As for me, I'd settle for a simple, "Big Cheese" title......I'm already a cracker. - EWBL

EWBL, be careful how you're spread!

jams o donnell said...

Cracker? being rough around the edges I would ahve to be the celestial oatcake!

My blog is not set up as a debate forum, butunlike some other bloggers I won't stifle it. Very few comments will be deleted (I don't think I have actually deleted one yet).

elasticwaistbandlady said...

Steve's right. I hereby forfeit the title of Big Cheese and instead have crowned myself with what my Mom always said I acted like as a child. You may now call me "Queen Shit Of Turd Hill."

Don't even ask what my crown is made out of. Ok?

jams o donnell said...

does the Royal dress include DUNGarees?? It's not just the crowd, ewbl, but also the Orb and Sceptre!!

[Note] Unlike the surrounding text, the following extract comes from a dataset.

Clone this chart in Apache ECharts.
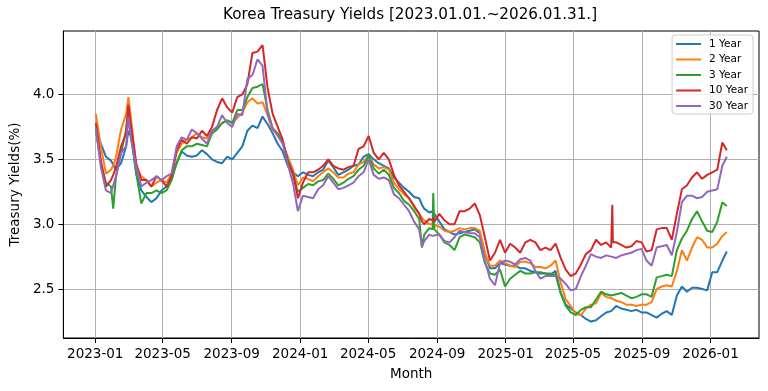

elasticwaistbandlady said...

You should have seen the feast at my crowning ceremony, jams. They weren't chocolate buttons, if you catch my drift!

elasticwaistbandlady said...

You know how Marie Antoinette supposedly said, "Let Them Eat Cake?" Well, I say "Let Them Eat Shite!"

I couldn't stop laughing one day when my Colombian stepmom offered Papi a homemade chorizo. Papi hates sausage with a passion but especially greasy South American chorizo. He politely declined and my stepmom felt offended and told him to "Eat Shit Then." Papi doesn't usually cuss, and he's semi-refined, and this shocked him so bad that his mouth just dropped open and hung there. Good times, jams, the stuff family memories are made of!

jams o donnell said...

An I missed your coronation, Damn! Hmm Papi would find the not-wife and myself appalling given the amount of swearing we do. My rate has increased considerably with my ribs the way they are!

It must have been worth seeing your step muum say that to Papi though!